Vine: Twitter's Gift To Facebook

Facebook and Instagram may have won the social video war simply by sitting back and doing nothing.

Facebook didn't become a billion-user powerhouse just by breaking new ground. In reality, it's spent most of its life as a diligent student.

Whether you dismiss Instagram's new video product as a desperate Vine rip-off or a well-reasoned and much needed alternative, Instagram's video feature is already a formidable test of Vine's user loyalty and staying power.

On Friday, as CNBC pointed out, Instagram link shares surpassed Vine shares according to Topsy, signaling perhaps that Vine's rapid rise may prove to be a short one. And if that's the case, Twitter may have no one to blame but itself.

Though the case has been made that Instagram wanted to be the "Instagram for video" before Vine was even a glimmer in Twitter's eye, the fact remains that Instagram chose to wait and learn from a competitor before incorporating a video product, a maneuver that's been part of Facebook's playbook for years.

And so, much like Facebook bided its time in the mid-2000s, watching MySpace and learning from the site's many missteps, Instagram waited patiently through Twitter's acquisition of Vine. While, unlike MySpace, Vine's "mistakes" were more like growing pains, Instagram sat quietly on the sideline, watching its competitor create the blueprint for online social video.

Vine's first six months proved that strict video time limits could work and dictated the features that currently set Instagram's update apart from Vine. Looking back, old App Store reviews now read like an instruction manual for the Instagram team, with the most negative reviews calling for nearly all of Instagram's new features, like filters, better privacy settings, longer clip lengths, and the ability to upload previously recorded videos. While Systrom and company were already mulling and cobbling together their own video product, Twitter and Vine cleared a path to market. They also removed a substantial element of risk.

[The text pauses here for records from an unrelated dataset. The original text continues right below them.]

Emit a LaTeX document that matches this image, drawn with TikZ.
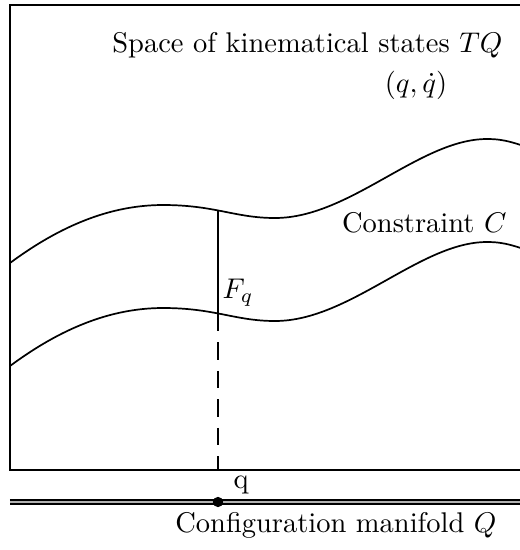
\documentclass[tikz,border=0pt]{standalone}
\usepackage{amsmath, amssymb}
\usepackage{tikz}
\usetikzlibrary{positioning}

\begin{document}
\begin{tikzpicture}[
      x=0.351pt, y=-0.351pt,
      frame/.style={line width=0.7pt},
      curve/.style={line width=0.6pt},
      fiber/.style={line width=0.6pt},
      proj/.style={line width=0.6pt, dash pattern=on 6pt off 4pt},
      manifold/.style={double=gray!60, line width=0.7pt, double distance=0.4pt},
      label/.style={inner sep=0pt},
  ]
    \useasboundingbox (0,0) rectangle (519,550);

    % frame of TQ, open on the right
    \coordinate (tr) at (530,5);
    \coordinate (tl) at (10,5);
    \coordinate (bl) at (10,470);
    \coordinate (br) at (530,470);
    \draw[frame] (tr) -- (tl) -- (bl) -- (br);

    % the two sheets of the constraint
    \draw[curve] (10,263) .. controls (60,226) and (110,205) .. (163,205)
        .. controls (215,205) and (235,218) .. (275,218)
        .. controls (350,218) and (420,139) .. (487,139)
        .. controls (505,139) and (515,143) .. (535,150);
    \draw[curve] (10,366) .. controls (60,329) and (110,308) .. (163,308)
        .. controls (215,308) and (235,321) .. (275,321)
        .. controls (350,321) and (420,242) .. (487,242)
        .. controls (505,242) and (515,246) .. (535,253);

    \coordinate (ftop) at (218,211);
    \coordinate (fbot) at (218,314);
    \coordinate (fproj) at (218,470);

    % base manifold
    \coordinate (ml) at (10,502);
    \coordinate (mr) at (530,502);
    \draw[manifold] (ml) -- (mr);
    \node[circle, fill=black, inner sep=0pt, minimum size=3.6pt] (q) at (218,502) {};

    \draw[fiber] (ftop) -- (fbot);
    \draw[proj] (fbot) -- (fproj);

    \node[label, anchor=base east] (tq) at (503,52) {Space of kinematical states $TQ$};
    \node[label] (qqdot) at (416,85) {$(q,\dot q)$};
    \node[label, anchor=base east] (cons) at (507,232) {Constraint $C$};
    \node[label, anchor=west] (fq) at (222,293) {$F_q$};
    \node[label, anchor=base west] (qlab) at (233,488) {q};
    \node[label, anchor=base east] (conf) at (497,532) {Configuration manifold $Q$};

  \end{tikzpicture}
\end{document}
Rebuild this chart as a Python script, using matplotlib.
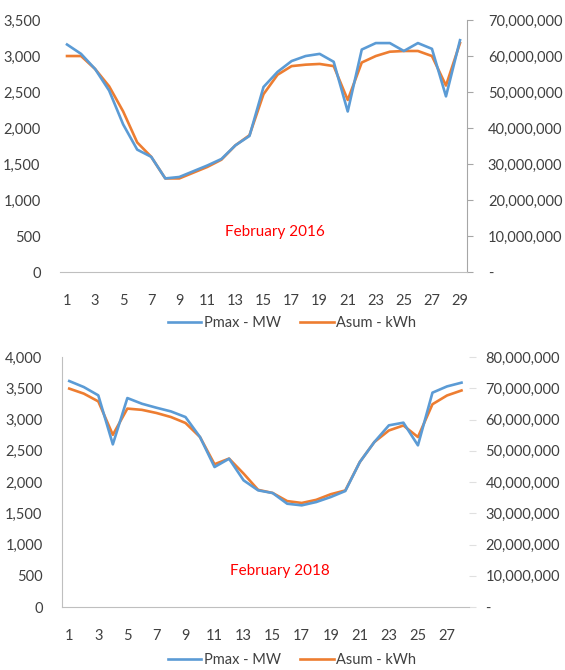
import matplotlib.pyplot as plt
from matplotlib.ticker import FuncFormatter, MultipleLocator

plt.rcParams['font.family'] = ['Lato', 'DejaVu Sans']

days_2016 = list(range(1, 30))
pmax_2016 = [3160, 3030, 2820, 2520, 2050, 1700, 1600, 1300, 1320, 1400,
             1480, 1570, 1760, 1890, 2570, 2780, 2930, 3000, 3030, 2920,
             2230, 3090, 3180, 3180, 3070, 3180, 3100, 2440, 3220]
asum_2016 = [60000000, 60000000, 56400000, 51600000, 44600000, 36000000, 32000000, 26000000, 26000000, 27600000,
             29200000, 31200000, 35200000, 38000000, 49400000, 54800000, 57200000, 57600000, 57800000, 57200000,
             47800000, 58200000, 60000000, 61200000, 61400000, 61400000, 60000000, 51800000, 63600000]

days_2018 = list(range(1, 29))
pmax_2018 = [3616, 3520, 3387, 2603, 3344, 3253, 3189, 3130, 3040, 2720,
             2240, 2373, 2027, 1867, 1824, 1653, 1627, 1680, 1760, 1856,
             2320, 2640, 2907, 2950, 2587, 3430, 3530, 3590]
asum_2018 = [69900000, 68300000, 65800000, 55100000, 63500000, 63100000, 62100000, 60800000, 58900000, 54400000,
             45700000, 47500000, 42700000, 37500000, 36500000, 33900000, 33300000, 34300000, 36100000, 37300000,
             46400000, 52800000, 56500000, 58100000, 54400000, 64900000, 67700000, 69300000]

titles = ['February 2016', 'February 2018']

BLUE = '#5B9BD5'
ORANGE = '#ED7D31'
GRID = '#BFBFBF'
TXT = '#404040'


def left_fmt(v, pos):
    return '{:,.0f}'.format(v)


def right_fmt(v, pos):
    if v == 0:
        return '-'
    return '{:,.0f}'.format(v)


fig = plt.figure(figsize=(5.65, 6.70), dpi=100)

panels = [
    (days_2016, pmax_2016, asum_2016, 3500, 70000000, [0.1062, 0.594, 0.7204, 0.3761], titles[0], (275, 232), 323),
    (days_2018, pmax_2018, asum_2018, 4000, 80000000, [0.1097, 0.094, 0.7200, 0.3731], titles[1], (280, 571), 660),
]

for i, (days, pmax, asum, lmax, rmax, rect, title, tpos, legy) in enumerate(panels):
    ax = fig.add_axes(rect)
    ax2 = ax.twinx()
    l1, = ax.plot(days, pmax, color=BLUE, lw=1.9, label='Pmax - MW')
    l2, = ax2.plot(days, asum, color=ORANGE, lw=1.9, label='Asum - kWh')
    ax.set_zorder(ax2.get_zorder() + 1)
    ax.patch.set_visible(False)

    ax.set_xlim(0.5, len(days) + 0.5)
    ax.set_ylim(0, lmax)
    ax2.set_ylim(0, rmax)
    ax.set_xticks(days[::2])
    ax.yaxis.set_major_locator(MultipleLocator(500))
    ax2.yaxis.set_major_locator(MultipleLocator(10000000))
    ax.yaxis.set_major_formatter(FuncFormatter(left_fmt))
    ax2.yaxis.set_major_formatter(FuncFormatter(right_fmt))

    for a in (ax, ax2):
        for s in a.spines.values():
            s.set_visible(False)
        a.tick_params(labelsize=10.5, colors=TXT)
    ax.spines['bottom'].set_visible(True)
    ax.spines['bottom'].set_color(GRID)
    ax.tick_params(axis='x', length=0, pad=16)
    ax.tick_params(axis='y', length=0, pad=14)

    if i == 0:
        ax2.spines['right'].set_visible(True)
        ax2.spines['right'].set_color('#A6A6A6')
        ax2.tick_params(axis='y', length=4, color='#A6A6A6', pad=11)
    else:
        ax.spines['left'].set_visible(True)
        ax.spines['left'].set_color(GRID)
        ax2.tick_params(axis='y', length=5, color='#E0E0E0', pad=7)

    fig.text(tpos[0] / 565, 1 - tpos[1] / 670, title, color='#FF0000',
             fontsize=11, ha='center', va='center')
    fig.legend([l1, l2], ['Pmax - MW', 'Asum - kWh'], loc='center',
               bbox_to_anchor=(292 / 565, 1 - legy / 670), ncol=2, frameon=False,
               fontsize=10.5, handlelength=2.3, handletextpad=0.2, columnspacing=1.3,
               labelcolor=TXT)

fig.savefig('out.png', dpi=100)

For Vine, the new Instagram is part of an inevitable and frightening reality. While Facebook's "observe, then build" tactic doesn't always work, the company has an intensely loyal and growing user base in Instagram that overlaps in a big way with Vine's most ardent supporters: teenagers. Unlike Poke or Places, which had to be built as peculiar, isolated plug-ins, video fits snugly within Instagram's familiar and friendly interface. And as long as video doesn't alienate Instagram's original photo community, it's easy to see a scenario where smartphone users with already crowded home screens start to ditch the video-only app for an old standby that kills two birds with one stone.

In some spheres it's already starting to happen. Quick surveys of my friends, of Twitter, and of App Store reviews reveal that most casual users have stronger allegiances to Instagram than the still-new Vine. (And more deeply rooted social graphs.)

And so now we watch the race unfold. For Vine, there's hope as there is with any new social network that users will grow weary or out of trust with the establishment, or perhaps jump ship in favor of a fresh start to build a stronger network on another service. That's not out of the question for a company whose most important demographic is capricious young people.